▶ BRIEF
Leave the pictures out and retype the lines from the beginning through the line with "10, 20, 30];", both ends included.

▶ DATA EXTRACT
*-*-*

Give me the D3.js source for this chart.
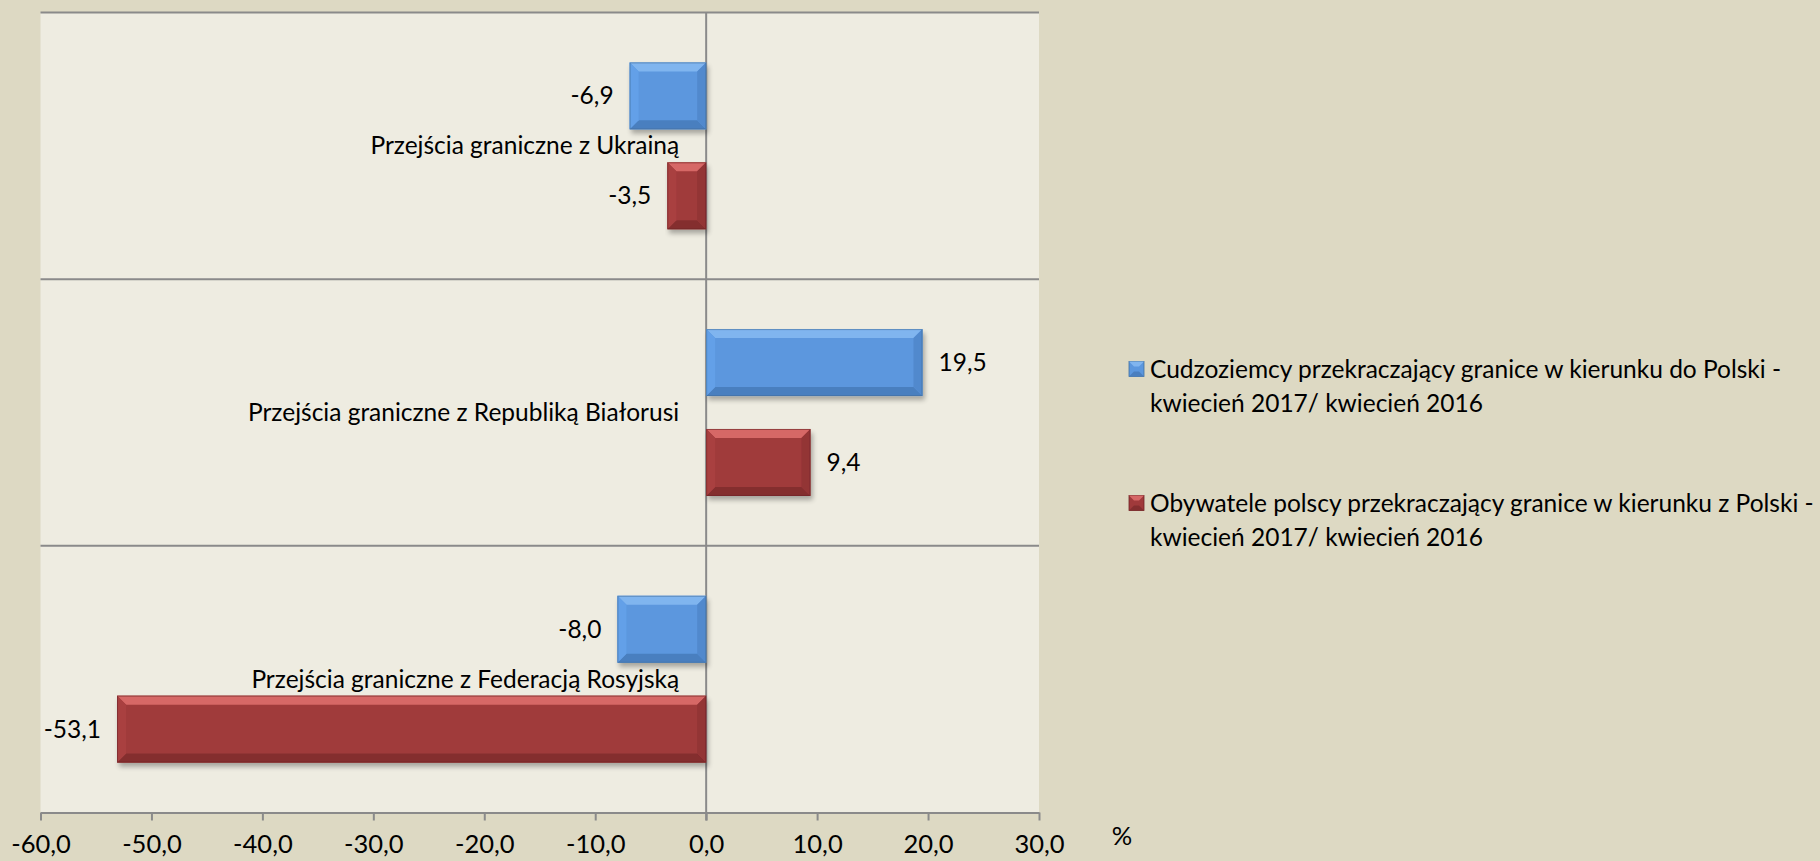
<!DOCTYPE html>
<html>
<head>
<meta charset="utf-8">
<script src="https://cdn.jsdelivr.net/npm/d3@7"></script>
<style>
  html, body { margin: 0; padding: 0; background: #DDD9C3; }
  svg { display: block; }
  text { font-family: Lato, "Open Sans", sans-serif; fill: #000; }
</style>
</head>
<body>
<svg id="chart" width="1820" height="861"></svg>
<script>
var categories = ['Przejścia graniczne z Ukrainą', 'Przejścia graniczne z Republiką Białorusi', 'Przejścia graniczne z Federacją Rosyjską'];
var seriesNames = ['Cudzoziemcy przekraczający granice w kierunku do Polski -', 'Obywatele polscy przekraczający granice w kierunku z Polski -'];
var seriesSub = ['kwiecień 2017/ kwiecień 2016', 'kwiecień 2017/ kwiecień 2016'];
var foreigners = [-6.9, 19.5, -8.0];
var polish = [-3.5, 9.4, -53.1];
var xTicks = [-60, -50, -40, -30, -20, -10, 0, 10, 20, 30];

var colors = [
  {main: '#5B97DE', light: '#80B5EF', dark: '#4A7FBF', left: '#63A0E8', right: '#5189CD', edge: '#41709F'},
  {main: '#A03A3B', light: '#D66766', dark: '#842E2F', left: '#A94041', right: '#933536', edge: '#6E2526'}
];

var svg = d3.select('#chart');
var plotL = 40.5, plotR = 1039, plotT = 12.5, plotB = 812.5;
var fontSize = 24.5;

var x = d3.scaleLinear().domain([-60, 30]).range([plotL, plotR]);
var y0 = d3.scaleBand().domain(categories).range([plotT, plotB]);
var y1 = d3.scaleBand().domain([0, 1]).range([0, y0.bandwidth()]).paddingInner(0.33).paddingOuter(0.5);

var defs = svg.append('defs');
var f = defs.append('filter').attr('id', 'shadow').attr('x', '-10%').attr('y', '-20%').attr('width', '130%').attr('height', '160%');
f.append('feGaussianBlur').attr('in', 'SourceAlpha').attr('stdDeviation', 2.5);
f.append('feOffset').attr('dx', 2).attr('dy', 4).attr('result', 'b');
f.append('feComponentTransfer').append('feFuncA').attr('type', 'linear').attr('slope', 0.3);
var fm = f.append('feMerge');
fm.append('feMergeNode');
fm.append('feMergeNode').attr('in', 'SourceGraphic');

// plot area
svg.append('rect')
  .attr('x', plotL).attr('y', plotT)
  .attr('width', plotR - plotL).attr('height', plotB - plotT)
  .attr('fill', '#EEECE1');

// horizontal grid lines between categories
var gridY = categories.map(function(c) { return y0(c); });
svg.append('g').selectAll('line').data(gridY).enter().append('line')
  .attr('x1', plotL).attr('x2', plotR)
  .attr('y1', function(d) { return d; }).attr('y2', function(d) { return d; })
  .attr('stroke', '#8A8A8A').attr('stroke-width', 2);

// zero line
svg.append('line')
  .attr('x1', x(0)).attr('x2', x(0))
  .attr('y1', plotT).attr('y2', plotB + 8)
  .attr('stroke', '#8A8A8A').attr('stroke-width', 2);

// bars
var rows = [];
categories.forEach(function(c, i) {
  rows.push({cat: c, s: 0, v: foreigners[i]});
  rows.push({cat: c, s: 1, v: polish[i]});
});

function bevelBar(g, d) {
  var c = colors[d.s];
  var x0 = Math.min(x(0), x(d.v)), x1 = Math.max(x(0), x(d.v));
  var yt = y0(d.cat) + y1(d.s), h = y1.bandwidth(), yb = yt + h;
  var b = Math.min(9, (x1 - x0) / 2);
  var bar = g.append('g').attr('filter', 'url(#shadow)');
  bar.append('rect').attr('x', x0).attr('y', yt).attr('width', x1 - x0).attr('height', h)
    .attr('fill', c.main);
  bar.append('polygon').attr('fill', c.light)
    .attr('points', [[x0, yt], [x1, yt], [x1 - b, yt + b], [x0 + b, yt + b]].join(' '));
  bar.append('polygon').attr('fill', c.dark)
    .attr('points', [[x0, yb], [x1, yb], [x1 - b, yb - b], [x0 + b, yb - b]].join(' '));
  bar.append('polygon').attr('fill', c.left)
    .attr('points', [[x0, yt], [x0 + b, yt + b], [x0 + b, yb - b], [x0, yb]].join(' '));
  bar.append('polygon').attr('fill', c.right)
    .attr('points', [[x1, yt], [x1 - b, yt + b], [x1 - b, yb - b], [x1, yb]].join(' '));
  bar.append('rect').attr('x', x0 + 0.5).attr('y', yt + 0.5).attr('width', x1 - x0 - 1).attr('height', h - 1)
    .attr('fill', 'none').attr('stroke', c.edge).attr('stroke-width', 1).attr('opacity', 0.6);
}

var barG = svg.append('g');
rows.forEach(function(d) { bevelBar(barG, d); });

// value labels
svg.append('g').selectAll('text').data(rows).enter().append('text')
  .attr('x', function(d) { return d.v < 0 ? x(d.v) - 16 : x(d.v) + 16; })
  .attr('y', function(d) { return y0(d.cat) + y1(d.s) + y1.bandwidth() / 2; })
  .attr('dy', '0.35em')
  .attr('text-anchor', function(d) { return d.v < 0 ? 'end' : 'start'; })
  .style('font-size', fontSize + 'px')
  .text(function(d) { return d.v.toFixed(1).replace('.', ','); });

// category labels next to zero axis
svg.append('g').selectAll('text').data(categories).enter().append('text')
  .attr('x', x(0) - 27)
  .attr('y', function(d) { return y0(d) + y0.bandwidth() / 2; })
  .attr('dy', '0.35em')
  .attr('text-anchor', 'end')
  .style('font-size', fontSize + 'px')
  .text(function(d) { return d; });

// x axis
var axis = d3.axisBottom(x)
  .tickValues(xTicks)
  .tickSizeInner(8).tickSizeOuter(0)
  .tickPadding(14)
  .tickFormat(function(d) { return d.toFixed(1).replace('.', ','); });
var ax = svg.append('g').attr('transform', 'translate(0,' + plotB + ')').call(axis);
ax.select('.domain').attr('stroke', '#8A8A8A').attr('stroke-width', 2);
ax.selectAll('.tick line').attr('stroke', '#8A8A8A').attr('stroke-width', 2);
ax.selectAll('.tick text').style('font-size', '25.5px').style('font-family', 'Lato, sans-serif').attr('fill', '#000');

svg.append('text').attr('x', 1122).attr('y', 836).attr('dy', '0.35em')
  .attr('text-anchor', 'middle').style('font-size', '25.5px').text('%');

// legend
var legend = svg.append('g');
var legendY = [369, 503];
seriesNames.forEach(function(name, i) {
  var c = colors[i];
  var g = legend.append('g').attr('transform', 'translate(1129,' + legendY[i] + ')');
  g.append('rect').attr('x', 0).attr('y', -7.5).attr('width', 15).attr('height', 15).attr('fill', c.main).attr('stroke', c.edge).attr('stroke-width', 0.8);
  g.append('polygon').attr('fill', c.light).attr('points', '0,-7.5 15,-7.5 10,-2.5 5,-2.5');
  g.append('polygon').attr('fill', c.dark).attr('points', '0,7.5 15,7.5 10,2.5 5,2.5');
  g.append('text').attr('x', 21).attr('y', 0).attr('dy', '0.35em').style('font-size', fontSize + 'px').text(name);
  g.append('text').attr('x', 21).attr('y', 34).attr('dy', '0.35em').style('font-size', fontSize + 'px').text(seriesSub[i]);
});
</script>
</body>
</html>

*-*-*

▶ WRITTEN REPLY
Give me the D3.js source for this chart.
<!DOCTYPE html>
<html>
<head>
<meta charset="utf-8">
<script src="https://cdn.jsdelivr.net/npm/d3@7"></script>
<style>
  html, body { margin: 0; padding: 0; background: #DDD9C3; }
  svg { display: block; }
  text { font-family: Lato, "Open Sans", sans-serif; fill: #000; }
</style>
</head>
<body>
<svg id="chart" width="1820" height="861"></svg>
<script>
var categories = ['Przejścia graniczne z Ukrainą', 'Przejścia graniczne z Republiką Białorusi', 'Przejścia graniczne z Federacją Rosyjską'];
var seriesNames = ['Cudzoziemcy przekraczający granice w kierunku do Polski -', 'Obywatele polscy przekraczający granice w kierunku z Polski -'];
var seriesSub = ['kwiecień 2017/ kwiecień 2016', 'kwiecień 2017/ kwiecień 2016'];
var foreigners = [-6.9, 19.5, -8.0];
var polish = [-3.5, 9.4, -53.1];
var xTicks = [-60, -50, -40, -30, -20, -10, 0, 10, 20, 30];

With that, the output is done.